Schedule your next trip on Amtrak
Flying is not the issue. It is just the issue people are focusing on right now so the federal government violating the U.S. constitution is being discussed in that context, but this applies to any place, any time, such as buses and trains. The TSA is a federal government agency. The U.S. constitution per the 4th amendment forbids the TSA from using the full body scanner and the groping body searches without a proper warrant.
"Is life so dear, or peace so sweet, as to be purchased at the price of chains and slavery? Forbid it, Almighty God!" - Patrick Henry
As asked in a different thread: How does that work for the folks that live in, say, Hawaii?
Work on your backstroke:smilewinkgrin:
So the terrorists could all choose to fly on the airline with the least security.
Ok - other passengers would be accepting that risk.
But what about the people on the ground in the target areas where the terrorists choose to crash the planes?
We don't get the option of choosing.
My question was what is the alternative security method for stopping a terrorist from boarding a plane with the intent to do harm?
Not how can I get on a plane without having to go through security myself.
Started separate thread.
No - but it has not been determined by the courts that the Constitution is being violated.
What's your point?
And what is your alternative to the current security measures to keep terrorists off planes?
Read the article for alternatives to Big Government.
Which article? The OP article?
It doesn't talk about keeping terrorist off planes.
So you are saying, targus, that the innovators in the free market cannot come up with an alternative that does not violate the U.S. constititution?
I hope you understand that no idea will be fail safe.
And, in the case that no innovator can come up with a plan that does not violate the U.S. constitution then we should either amend the U.S. constitution to allow the intrusive methods to be conducted by the government or else we should simply follow the constitution and rely on the God's providencial protection.
But let's not violate the U.S. constitution and say "Well, in this case it's okay to do so", because any violation of the U.S. constitution is then fair game to implement by the federal government.
I am saying that your article and you have both failed to offer alternative security measures to keep terrorists off airplanes.
Anyone can complain about something - but few can offer a solution.
What's your alternative that would not violate the U.S. constitution?
Or are you okay with violating the U.S. constitution on this issue?
It does offer alternatives to having the federal government break the bonds placed on it by the U.S. constitution which is what this discussion is about.
If the government interference is removed, then free market alternatives will have the chance to prove their worth and the U.S. constitution wil not be violated by allowing the government to overstep its limits.
Can you point to a court ruling that has agreed that scans and pat downs at airport security are a violation of the Constitution?

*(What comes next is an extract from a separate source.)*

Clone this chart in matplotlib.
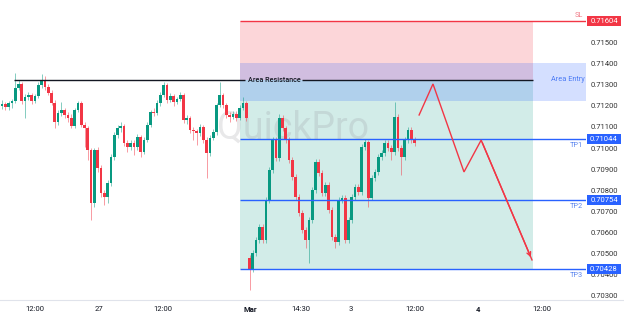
import matplotlib
matplotlib.use("Agg")
import matplotlib.pyplot as plt
import matplotlib.transforms as mtransforms
from matplotlib.patches import Rectangle
import numpy as np

plt.rcParams['font.family'] = ['Roboto', 'DejaVu Sans']

# ---- data (prices in points, 1 pt = 0.00001) ----
opens = [71202, 71211, 71197, 71216, 71225, 71287, 71306, 71225, 71244, 71254,
         71225, 71249, 71301, 71325, 71292, 71263, 71216, 71126, 71168, 71183,
         71159, 71145, 71107, 71183, 71216, 71111, 71097, 70993, 70742, 70993,
         70908, 70789, 70770, 70837, 70960, 71064, 71097, 71107, 71026, 71007,
         71026, 71007, 71055, 70984, 71040, 71111, 71173, 71168, 71216, 71254,
         71301, 71230, 71249, 71220, 71235, 71254, 71135, 71145, 71088, 71083,
         71074, 71102, 71040, 70979, 71050, 71078, 71206, 71254, 71206, 71159,
         71149, 71164, 71145, 71192, 71216, 70481, 70424, 70505, 70566, 70628,
         70566, 70756, 70898, 71040, 70955, 71145, 71097, 71040, 70946, 70865,
         70770, 70694, 70614, 70566, 70661, 70803, 70936, 70884, 70789, 70827,
         70709, 70581, 70557, 70756, 70766, 70566, 70661, 70770, 70818, 70794,
         71007, 71031, 70766, 70860, 70889, 70960, 70979, 71026, 71002, 70984,
         71149, 71002, 70960, 71040, 71088, 71040]
closes = [71211, 71197, 71216, 71225, 71287, 71306, 71225, 71244, 71254, 71225,
          71249, 71301, 71325, 71292, 71263, 71216, 71126, 71168, 71183, 71159,
          71145, 71107, 71183, 71216, 71111, 71097, 70993, 70742, 70993, 70908,
          70789, 70770, 70837, 70960, 71064, 71097, 71107, 71026, 71007, 71026,
          71007, 71055, 70984, 71040, 71111, 71173, 71168, 71216, 71254, 71301,
          71230, 71249, 71220, 71235, 71254, 71135, 71145, 71088, 71083, 71074,
          71102, 71040, 70979, 71050, 71078, 71206, 71254, 71206, 71159, 71149,
          71164, 71145, 71192, 71216, 71145, 70424, 70505, 70566, 70628, 70566,
          70756, 70898, 71040, 70955, 71145, 71097, 71040, 70946, 70865, 70770,
          70694, 70614, 70566, 70661, 70803, 70936, 70884, 70789, 70827, 70709,
          70581, 70557, 70756, 70766, 70566, 70661, 70770, 70818, 70794, 71007,
          71031, 70766, 70860, 70889, 70960, 70979, 71026, 71002, 70984, 71149,
          71002, 70960, 71040, 71088, 71040, 71026]
highs = [71230, 71220, 71225, 71235, 71358, 71325, 71315, 71258, 71268, 71263,
         71258, 71315, 71353, 71344, 71306, 71277, 71230, 71183, 71220, 71192,
         71173, 71164, 71192, 71225, 71225, 71126, 71107, 71002, 71002, 71007,
         70922, 70803, 70851, 70974, 71078, 71111, 71126, 71116, 71040, 71040,
         71040, 71069, 71064, 71055, 71126, 71183, 71192, 71230, 71268, 71315,
         71311, 71263, 71258, 71244, 71268, 71263, 71159, 71154, 71102, 71093,
         71116, 71111, 71055, 71064, 71093, 71216, 71315, 71263, 71216, 71173,
         71178, 71178, 71206, 71244, 71225, 70495, 70519, 70581, 70642, 70642,
         70770, 70912, 71055, 71055, 71164, 71159, 71107, 71055, 70960, 70879,
         70784, 70709, 70628, 70675, 70818, 70950, 70950, 70898, 70841, 70841,
         70723, 70595, 70770, 70780, 70780, 70675, 70784, 70832, 70832, 71021,
         71045, 71040, 70874, 70903, 70974, 70993, 71040, 71040, 71017, 71220,
         71164, 71017, 71055, 71102, 71102, 71055]
lows = [71187, 71183, 71183, 71192, 71216, 71277, 71211, 71145, 71230, 71211,
        71216, 71239, 71287, 71277, 71254, 71206, 71097, 71111, 71154, 71145,
        71126, 71097, 71097, 71173, 71102, 71007, 70946, 70661, 70723, 70889,
        70770, 70732, 70742, 70822, 70946, 71050, 71078, 71012, 70984, 70993,
        70969, 70993, 70960, 70974, 71031, 71102, 71154, 71159, 71202, 71244,
        71216, 71220, 71202, 71211, 71225, 71121, 71116, 71074, 71040, 71017,
        71059, 71026, 70860, 70965, 71040, 71064, 71197, 71192, 71145, 71126,
        71140, 71130, 71135, 71183, 71130, 70329, 70415, 70491, 70552, 70552,
        70552, 70742, 70884, 70941, 70941, 71083, 71026, 70931, 70851, 70756,
        70680, 70600, 70528, 70457, 70647, 70789, 70870, 70775, 70775, 70694,
        70566, 70528, 70543, 70742, 70552, 70552, 70647, 70756, 70780, 70780,
        70993, 70723, 70756, 70846, 70874, 70946, 70965, 70988, 70946, 70969,
        70988, 70874, 70946, 71026, 71026, 71012]

time_tick_idx = [10.0, 29.5, 48.9, 75.2, 90.6, 105.8, 125.0, 144.2, 163.5]
time_tick_labels = ["12:00", "27", "12:00", "Mar", "14:30", "3", "12:00", "4", "12:00"]
bold_ticks = ["Mar", "4"]

price_ticks = [0.70300, 0.70400, 0.70500, 0.70600, 0.70700, 0.70800, 0.70900,
               0.71000, 0.71100, 0.71200, 0.71300, 0.71400, 0.71500]

SL = 0.71604
ENTRY = 0.71325
ENTRY_TOP = 0.71405
ENTRY_BOTTOM = 0.71225
TP1 = 0.71044
TP2 = 0.70754
TP3 = 0.70428

# projected path (candle index, price)
path_idx = [126.4, 130.6, 140.0, 145.2, 160.6]
path_price = [0.71159, 0.71306, 0.70889, 0.71040, 0.70472]

# ---- figure ----
W, H = 624, 316
fig = plt.figure(figsize=(W / 100, H / 100), dpi=100)
fig.patch.set_facecolor("white")
ax_right_px = 586
ax = fig.add_axes([0, 16 / H, ax_right_px / W, 300 / H])
ax.set_facecolor("white")

def px_to_idx(px):
    return (px - 2) / 3.3

x_left, x_right = px_to_idx(0), px_to_idx(ax_right_px)
ax.set_xlim(x_left, x_right)
ax.set_ylim(0.70282, 0.71704)

o = np.array(opens) / 1e5
c = np.array(closes) / 1e5
h = np.array(highs) / 1e5
l = np.array(lows) / 1e5
idx = np.arange(len(o))

GREEN = "#089981"
RED = "#f23645"
BLUE = "#2962ff"

zone_start = px_to_idx(240)
zone_end = px_to_idx(533)

# zones
ax.add_patch(Rectangle((zone_start, ENTRY), zone_end - zone_start, SL - ENTRY,
                       facecolor=(242/255, 54/255, 69/255, 0.2), edgecolor="none", zorder=0.5))
ax.add_patch(Rectangle((zone_start, TP3), zone_end - zone_start, ENTRY - TP3,
                       facecolor=(8/255, 153/255, 129/255, 0.18), edgecolor="none", zorder=0.5))
ax.add_patch(Rectangle((zone_start, ENTRY_BOTTOM), x_right - zone_start, ENTRY_TOP - ENTRY_BOTTOM,
                       facecolor=(41/255, 98/255, 255/255, 0.2), edgecolor="none", zorder=0.6))

# watermark
ax.text(px_to_idx(293), 0.71097, "QuickPro", fontsize=27, color=(0.55, 0.55, 0.58, 0.2),
        ha="center", va="center", zorder=0.8)

# candles
col = np.where(c >= o, GREEN, RED)
ax.vlines(idx, l, h, colors=col, linewidth=0.7, alpha=0.5, zorder=2)
body_bottom = np.minimum(o, c)
body_h = np.maximum(np.abs(c - o), 0.000015)
ax.bar(idx, body_h, bottom=body_bottom, width=0.8, color=col, edgecolor="none", zorder=3)

# lines
ax.hlines(SL, zone_start, x_right, color=RED, linewidth=1.0, zorder=4)
for tp in (TP1, TP2, TP3):
    ax.hlines(tp, zone_start, x_right, color=BLUE, linewidth=1.0, zorder=4)
ax.hlines(ENTRY, px_to_idx(14), px_to_idx(245), color="#131722", linewidth=1.0, zorder=4)
ax.hlines(ENTRY, px_to_idx(302), zone_end, color="#131722", linewidth=1.0, zorder=4)
ax.text(px_to_idx(274), ENTRY, "Area Resistance", fontsize=5.2, color="#131722",
        ha="center", va="center", fontweight="medium", zorder=5)
ax.text(px_to_idx(568), ENTRY, "Area Entry", fontsize=5.3, color="#4d7cf5",
        ha="center", va="center", zorder=5)

# projected path
ax.plot(path_idx, path_price, color=RED, linewidth=1.0, zorder=5, solid_joinstyle="miter")
ax.annotate("", xy=(path_idx[-1], path_price[-1]), xytext=(path_idx[-2], path_price[-2]),
            arrowprops=dict(arrowstyle="->", color=RED, lw=1.0, mutation_scale=7), zorder=5)

# small labels above/below lines
ax.text(px_to_idx(583), SL + 0.00012, "SL", fontsize=5.3, color="#f07a86", ha="right", va="bottom")
for tp, name in ((TP1, "TP1"), (TP2, "TP2"), (TP3, "TP3")):
    ax.text(px_to_idx(583), tp - 0.00012, name, fontsize=5.3, color="#5b86f0", ha="right", va="top")

# axes styling
for s in ax.spines.values():
    s.set_visible(False)
ax.set_yticks([])
ax.set_xticks(time_tick_idx)
ax.set_xticklabels(time_tick_labels)
ax.tick_params(axis="x", length=0, pad=4, labelsize=5.5, labelcolor="#131722")
for t in ax.get_xticklabels():
    if t.get_text() in bold_ticks:
        t.set_fontweight("bold")

# bottom separator
fig.add_artist(plt.Line2D([0, 1], [16 / H, 16 / H], color="#e0e3eb", linewidth=0.8))

# right price scale
blend = mtransforms.blended_transform_factory(fig.transFigure, ax.transData)
for p in price_ticks:
    ax.text(604.5 / W, p, f"{p:.5f}", transform=blend, fontsize=5.5, color="#333333",
            ha="center", va="center", clip_on=False, zorder=6)

box_h = 0.00047
for val, colr in ((SL, RED), (TP1, BLUE), (TP2, BLUE), (TP3, BLUE)):
    ax.add_patch(Rectangle((587 / W, val - box_h / 2), 34 / W, box_h, transform=blend,
                           facecolor=colr, edgecolor="none", clip_on=False, zorder=7))
    ax.text(604 / W, val, f"{val:.5f}", transform=blend, fontsize=5.5, color="white",
            ha="center", va="center", clip_on=False, zorder=8)

fig.savefig("out.png", dpi=100)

The constitution is quite clear on this. I couldn't care less how a court rules on it. I don't care what Leviathan says on a whole host of issues. The U.S. constutution is not a complicated document. It has been made complicated over the years because those in power try to twist to it to their own ends.
By our system of government it is the courts that decide the constitutionality of things.
How would it work if everyone just decided for themselves what is and what is not constitutional?
As it stands at this point and time the airport screenings have not been found to be unconstitutional.